Spurred largely by consumer demand, producers of prepared and packaged foods, as well as restaurateurs, have been using more and more poultry, and have required suppliers to deliver products meeting quite stringent size and weight specifications.
A variety of mechanisms have been developed with the purpose of apportioning chicken breasts. For the most part these devices have failed to reliably cut meat portion margins and have failed to accurately accommodate for the inherent orientation memory of muscle fibers. The former separation defect required hand trimming to achieve an acceptable profile, while the later defect resulted in uneven cooking attributes.
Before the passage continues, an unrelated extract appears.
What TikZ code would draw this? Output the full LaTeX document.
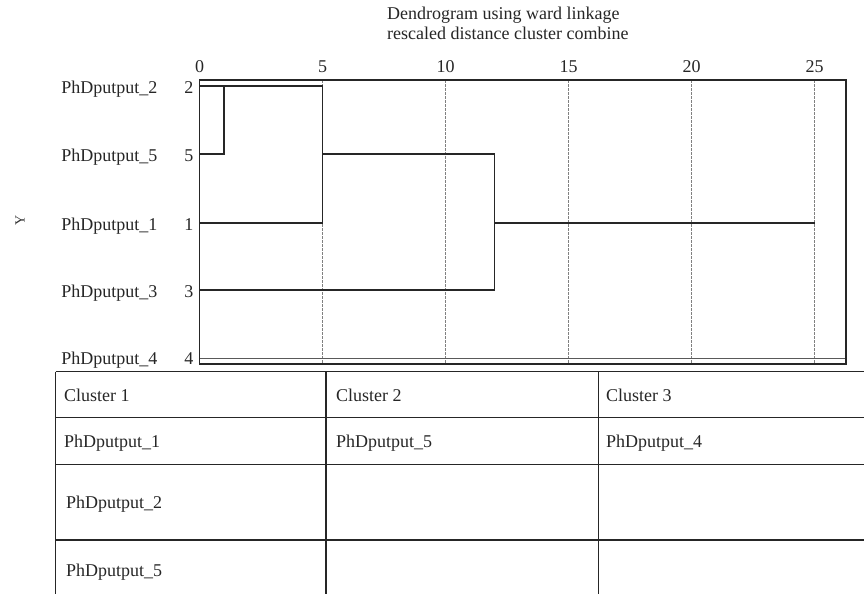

In 1995, Smith introduced a controlled volume chicken breast apportioner which exhibited the advantages of carrying out very reliable separation and which functioned to accurately overcome orientation memory to achieve both uniform thickness from portion-to-portion and contribute to improved cooking attributes. Described in U.S. Pat. No. 5,569,070 issued Oct. 29, 1996, the apportioner employs a blade containing an upper cutting head die wherein the blade is combined with a rearwardly disposed compression surface. This upper die cooperates with a sequence of platens each of which incorporates a boundary slot for receiving the die blade and an associated bearing surface configured to engage the compression surfaces. This combination achieves highly reliable severing. The apparatus further incorporates a thickness defining compression component, which both reduces orientation memory and controls the shape of the resultant meat product. The Smith device efficiently prepared chicken breast cutlets from breasts having weights ranging from about 7 ounces to about 28 ounces.
Over the somewhat recent past, chicken producers in the United States have been called upon to grow larger birds which, in turn, provide larger breasts ranging in weight from about 16 to about 24 ounces. To accommodate for these larger sizes, some producers have “horizontally” severed the breasts in half prior to submitting them to apportioning systems. When so severed in half the thinner tapering rearward region of the breast is unavailable for forming primary cutlets, the weight-based value of which is comparatively higher. Correspondingly, a substantial portion of the original breast is consigned to less profitable forms of meats which for the most part, are ground. In contrast the more profitable primary cutlets are configured for bun or plate coverage.